Telling people not to touch a dog and they do and get bitten is also not a defence. It is up to you to protect the dog and the public and you should move quickly away if someone might not comply with your requests not to touch or not to allow their dog to approach.
Check your legal cover on your insurance. Many have “legal cover” which turns out to be a helpline advice but not the cost of a legal defence should you be prosecuted.
The law says the owner or for the time being, the person in charge is potentially guilty of the offence. If you are walking the dog, or still in the home collecting it and something happens, the offence is yours. The owner can potentially also be charged, but that usually only happens if they have employed someone unsuitable or not disclosed a fact. That could be them not saying the dog should not go off lead or has dog or person reactive issues.
If the incident is dog on dog only and no person is injured or reasonably feared they could be, then the matter is civil. The dog warden would usually deal with it. It is a police matter if injury to person is caused.
Examples (these are real from the last year or so):
- walker employed for a year, insured and contract in place but inadequate, collecting 2 collies from home when the owner was at work. One day a neighbour tapped on the door when she was inside putting leads on. The man opened the door to put the parcel in. Both dogs were not quite on a lead and ran out. One barked hysterically at him and one bit him. Walker charged with 2 offences, eventually fined and had to pay costs in court, dogs have orders on them. Owner paid the legal bills as the walker insurance only covered advice.
- walker employed 6 months, insured, contract in place. Warned that the dog can be reactive to some dogs and advised to keep on long line or extending lead. Walker decided as park quiet to let him off, dog appeared, he ran over and bit dog and the owner who tried to defend her dog. Walker charged, got community service and paid costs and compensation, order on dog.
- walker collecting dog from home, no contract but insured. As they came out of the front door, they found a delivery driver with a parcel right outside. The dog had walked through first and the driver was bitten on the leg. The walker tried to blame owner, saying they had not disclosed that fact that the dog might bite but the police were having none of it. Prosecuted, fined and costs, order on dog.

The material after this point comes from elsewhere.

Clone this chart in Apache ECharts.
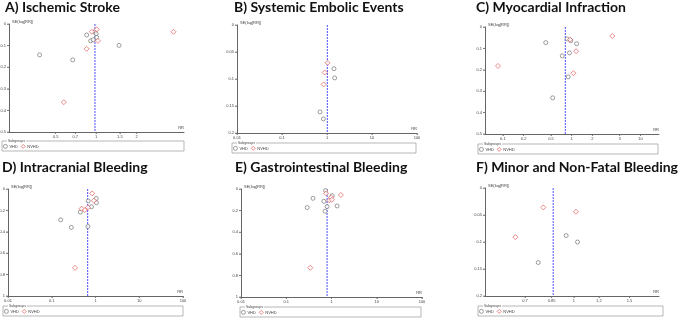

- dog on lead in park with walker, insured and contracted although poor version. Dog wears an “I need space” jacket. Person comes up and insists on stroking the dog. Walker says don’t he is nervous but person does and gets serious hand bite. When interviewed, the walker tried to use the jacket as the reason not her fault. Rightly police said makes no difference and she was prosecuted, paid fine, costs and compensation and did community service. Dog on order not to wear anything warning again and muzzle and on lead.
I would go on but you get the idea. If you think the dog may react badly, move away as fast as possible, don’t stay and explain or argue. Pull dog behind you, step in front and tell person to leave if there is no room to get away. Do not just stand there with dog pulled against you arguing. You are not suddenly not guilty because the dog was wearing a warning jacket, lead or collar or you have said not to approach or touch.